## TO BE DONE
Your task is to give the data again, exactly, with every line intact.

(Rows from a dataset of charts and code)
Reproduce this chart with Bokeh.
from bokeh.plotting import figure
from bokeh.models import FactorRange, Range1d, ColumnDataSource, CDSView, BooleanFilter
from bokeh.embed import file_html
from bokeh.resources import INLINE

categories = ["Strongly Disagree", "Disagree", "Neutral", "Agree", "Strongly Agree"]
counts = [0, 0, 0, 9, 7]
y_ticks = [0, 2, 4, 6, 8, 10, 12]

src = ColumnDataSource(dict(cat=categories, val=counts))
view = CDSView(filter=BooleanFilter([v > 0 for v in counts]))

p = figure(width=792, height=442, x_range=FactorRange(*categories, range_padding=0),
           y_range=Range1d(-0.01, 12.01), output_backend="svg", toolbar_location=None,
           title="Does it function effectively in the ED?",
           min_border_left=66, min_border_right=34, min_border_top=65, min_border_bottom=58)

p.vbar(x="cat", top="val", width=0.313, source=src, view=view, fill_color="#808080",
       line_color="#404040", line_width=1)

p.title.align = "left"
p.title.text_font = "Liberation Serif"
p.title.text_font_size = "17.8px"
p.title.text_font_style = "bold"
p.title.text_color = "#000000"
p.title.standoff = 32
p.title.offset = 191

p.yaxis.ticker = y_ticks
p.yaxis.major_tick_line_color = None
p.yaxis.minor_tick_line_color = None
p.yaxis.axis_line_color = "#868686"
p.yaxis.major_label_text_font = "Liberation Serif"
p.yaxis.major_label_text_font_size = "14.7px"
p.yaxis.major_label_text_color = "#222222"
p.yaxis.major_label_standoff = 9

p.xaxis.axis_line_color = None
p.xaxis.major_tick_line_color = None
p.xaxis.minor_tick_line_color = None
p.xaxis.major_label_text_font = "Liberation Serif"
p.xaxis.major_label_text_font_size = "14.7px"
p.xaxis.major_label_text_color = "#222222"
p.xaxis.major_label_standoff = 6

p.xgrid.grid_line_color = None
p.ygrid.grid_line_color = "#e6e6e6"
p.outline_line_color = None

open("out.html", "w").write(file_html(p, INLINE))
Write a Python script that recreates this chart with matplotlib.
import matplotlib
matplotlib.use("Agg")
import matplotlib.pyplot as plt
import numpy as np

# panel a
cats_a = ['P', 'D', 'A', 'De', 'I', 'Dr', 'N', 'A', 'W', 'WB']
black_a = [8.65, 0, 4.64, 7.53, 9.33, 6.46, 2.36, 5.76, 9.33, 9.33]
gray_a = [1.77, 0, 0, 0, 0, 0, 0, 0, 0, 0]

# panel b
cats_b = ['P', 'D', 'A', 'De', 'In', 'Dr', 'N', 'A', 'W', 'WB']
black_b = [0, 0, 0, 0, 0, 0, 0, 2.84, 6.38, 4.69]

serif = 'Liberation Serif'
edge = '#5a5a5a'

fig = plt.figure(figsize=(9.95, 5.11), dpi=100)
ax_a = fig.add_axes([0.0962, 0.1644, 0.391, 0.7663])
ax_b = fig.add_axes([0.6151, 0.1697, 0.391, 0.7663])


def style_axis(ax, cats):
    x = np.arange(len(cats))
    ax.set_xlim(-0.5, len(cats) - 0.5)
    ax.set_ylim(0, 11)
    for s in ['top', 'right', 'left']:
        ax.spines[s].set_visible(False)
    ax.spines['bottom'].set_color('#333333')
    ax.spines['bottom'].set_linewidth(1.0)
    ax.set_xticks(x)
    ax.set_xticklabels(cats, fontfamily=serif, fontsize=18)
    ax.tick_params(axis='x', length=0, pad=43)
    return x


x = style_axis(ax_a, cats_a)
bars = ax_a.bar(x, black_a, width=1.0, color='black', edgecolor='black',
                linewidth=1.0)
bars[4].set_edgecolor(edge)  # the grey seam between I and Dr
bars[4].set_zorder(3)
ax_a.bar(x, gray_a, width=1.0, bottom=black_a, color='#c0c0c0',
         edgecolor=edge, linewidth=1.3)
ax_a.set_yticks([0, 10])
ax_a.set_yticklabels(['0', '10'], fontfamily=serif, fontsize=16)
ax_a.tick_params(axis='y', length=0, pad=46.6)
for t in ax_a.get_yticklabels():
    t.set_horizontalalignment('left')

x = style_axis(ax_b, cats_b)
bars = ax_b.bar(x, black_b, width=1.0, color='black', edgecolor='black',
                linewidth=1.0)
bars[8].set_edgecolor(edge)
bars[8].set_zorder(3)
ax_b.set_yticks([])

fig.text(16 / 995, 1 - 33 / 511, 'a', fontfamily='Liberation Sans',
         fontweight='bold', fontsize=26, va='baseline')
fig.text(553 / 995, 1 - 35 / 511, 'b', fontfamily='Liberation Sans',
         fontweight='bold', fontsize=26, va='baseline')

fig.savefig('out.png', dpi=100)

## EXERCISE OUTPUT
Reproduce this chart with Bokeh.
from bokeh.plotting import figure
from bokeh.models import FactorRange, Range1d, ColumnDataSource, CDSView, BooleanFilter
from bokeh.embed import file_html
from bokeh.resources import INLINE

categories = ["Strongly Disagree", "Disagree", "Neutral", "Agree", "Strongly Agree"]
counts = [0, 0, 0, 9, 7]
y_ticks = [0, 2, 4, 6, 8, 10, 12]

src = ColumnDataSource(dict(cat=categories, val=counts))
view = CDSView(filter=BooleanFilter([v > 0 for v in counts]))

p = figure(width=792, height=442, x_range=FactorRange(*categories, range_padding=0),
           y_range=Range1d(-0.01, 12.01), output_backend="svg", toolbar_location=None,
           title="Does it function effectively in the ED?",
           min_border_left=66, min_border_right=34, min_border_top=65, min_border_bottom=58)

p.vbar(x="cat", top="val", width=0.313, source=src, view=view, fill_color="#808080",
       line_color="#404040", line_width=1)

p.title.align = "left"
p.title.text_font = "Liberation Serif"
p.title.text_font_size = "17.8px"
p.title.text_font_style = "bold"
p.title.text_color = "#000000"
p.title.standoff = 32
p.title.offset = 191

p.yaxis.ticker = y_ticks
p.yaxis.major_tick_line_color = None
p.yaxis.minor_tick_line_color = None
p.yaxis.axis_line_color = "#868686"
p.yaxis.major_label_text_font = "Liberation Serif"
p.yaxis.major_label_text_font_size = "14.7px"
p.yaxis.major_label_text_color = "#222222"
p.yaxis.major_label_standoff = 9

p.xaxis.axis_line_color = None
p.xaxis.major_tick_line_color = None
p.xaxis.minor_tick_line_color = None
p.xaxis.major_label_text_font = "Liberation Serif"
p.xaxis.major_label_text_font_size = "14.7px"
p.xaxis.major_label_text_color = "#222222"
p.xaxis.major_label_standoff = 6

p.xgrid.grid_line_color = None
p.ygrid.grid_line_color = "#e6e6e6"
p.outline_line_color = None

open("out.html", "w").write(file_html(p, INLINE))
Write a Python script that recreates this chart with matplotlib.
import matplotlib
matplotlib.use("Agg")
import matplotlib.pyplot as plt
import numpy as np

# panel a
cats_a = ['P', 'D', 'A', 'De', 'I', 'Dr', 'N', 'A', 'W', 'WB']
black_a = [8.65, 0, 4.64, 7.53, 9.33, 6.46, 2.36, 5.76, 9.33, 9.33]
gray_a = [1.77, 0, 0, 0, 0, 0, 0, 0, 0, 0]

# panel b
cats_b = ['P', 'D', 'A', 'De', 'In', 'Dr', 'N', 'A', 'W', 'WB']
black_b = [0, 0, 0, 0, 0, 0, 0, 2.84, 6.38, 4.69]

serif = 'Liberation Serif'
edge = '#5a5a5a'

fig = plt.figure(figsize=(9.95, 5.11), dpi=100)
ax_a = fig.add_axes([0.0962, 0.1644, 0.391, 0.7663])
ax_b = fig.add_axes([0.6151, 0.1697, 0.391, 0.7663])


def style_axis(ax, cats):
    x = np.arange(len(cats))
    ax.set_xlim(-0.5, len(cats) - 0.5)
    ax.set_ylim(0, 11)
    for s in ['top', 'right', 'left']:
        ax.spines[s].set_visible(False)
    ax.spines['bottom'].set_color('#333333')
    ax.spines['bottom'].set_linewidth(1.0)
    ax.set_xticks(x)
    ax.set_xticklabels(cats, fontfamily=serif, fontsize=18)
    ax.tick_params(axis='x', length=0, pad=43)
    return x


x = style_axis(ax_a, cats_a)
bars = ax_a.bar(x, black_a, width=1.0, color='black', edgecolor='black',
                linewidth=1.0)
bars[4].set_edgecolor(edge)  # the grey seam between I and Dr
bars[4].set_zorder(3)
ax_a.bar(x, gray_a, width=1.0, bottom=black_a, color='#c0c0c0',
         edgecolor=edge, linewidth=1.3)
ax_a.set_yticks([0, 10])
ax_a.set_yticklabels(['0', '10'], fontfamily=serif, fontsize=16)
ax_a.tick_params(axis='y', length=0, pad=46.6)
for t in ax_a.get_yticklabels():
    t.set_horizontalalignment('left')

x = style_axis(ax_b, cats_b)
bars = ax_b.bar(x, black_b, width=1.0, color='black', edgecolor='black',
                linewidth=1.0)
bars[8].set_edgecolor(edge)
bars[8].set_zorder(3)
ax_b.set_yticks([])

fig.text(16 / 995, 1 - 33 / 511, 'a', fontfamily='Liberation Sans',
         fontweight='bold', fontsize=26, va='baseline')
fig.text(553 / 995, 1 - 35 / 511, 'b', fontfamily='Liberation Sans',
         fontweight='bold', fontsize=26, va='baseline')

fig.savefig('out.png', dpi=100)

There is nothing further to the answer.